Let $k$ be a field. $N,d$ be positive integers and define $L= {N+d \choose d } (N+1)-1 $ .
Then can we identify $\mathbb P^L$ with the space of $N+1$- tuples of homogeneous polynomials of degree $d$ in $N+1$ variables , with at least one polynomial non-zero, such that each $f=[f_0,...,f_N] \in \mathbb P^L$ defines a rational map $ f : \mathbb P^N \to \mathbb P^N$ ?
Note: I am trying to understand the first few lines of the introduction of this paper
Homogeneous polynomials of degree $d$ in $N+1$ variables form a vector space $V$ of dimension $\binom{N+d}{d}$ by stars and bars. $(N+1)$-tuples of these form a vector space $V^{N+1}$ of dimension $\binom{N+d}{d}(N+1)$, and any two $(N+1)$-tuples of polynomials which are all the same scalar multiple of eachother determine the same rational morphism $\Bbb P^N\dashrightarrow \Bbb P^N$ by sending $[x_0:\cdots:x_N]\mapsto [f_0(x_0,\cdots,x_n):\cdots:f_N(x_0,\cdots,x_N)]$. So it makes sense to consider the projective space of such polynomials, which is isomorphic to $\Bbb P^L$ (as the projective space on a $E$-dimensional vector space is isomorphic to $\Bbb P^{E-1}$) after choosing a basis of the vector space $V^{N+1}$.
The morphisms that these equivalence classes of polynomials determine are rational because it cannot be guaranteed that there are no points at which all the polynomials vanish - for instance, the $(N+1)$-tuple $(x,0,0,\cdots,0)$ vanishes on an entire $\Bbb P^{N-1}$.

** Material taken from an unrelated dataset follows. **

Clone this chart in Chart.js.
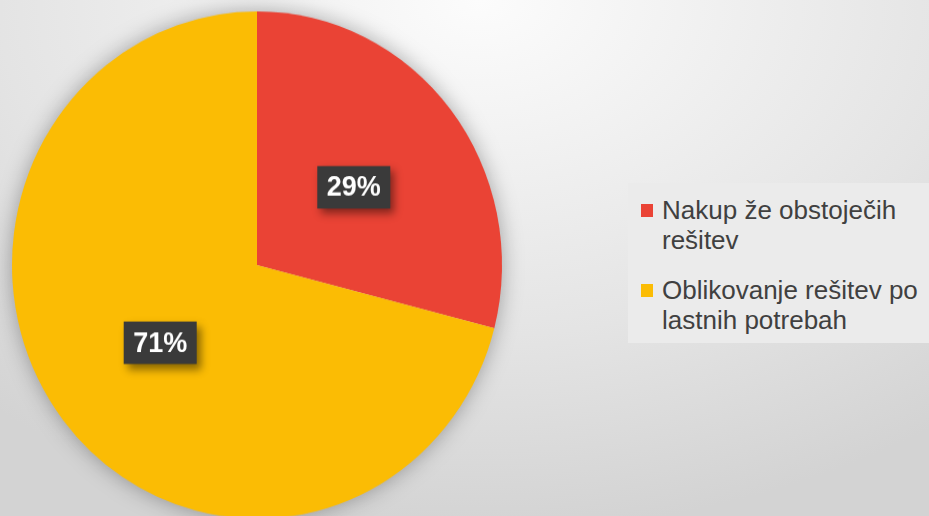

This technique (and it's generalizations) of using the projectivization of the vector space of polynomials of a certain degree to give geometric content to the space of maps between two projective spaces is something that shows up a fair amount in algebraic geometry - I'm kind of shocked that there was no duplicate around for this question.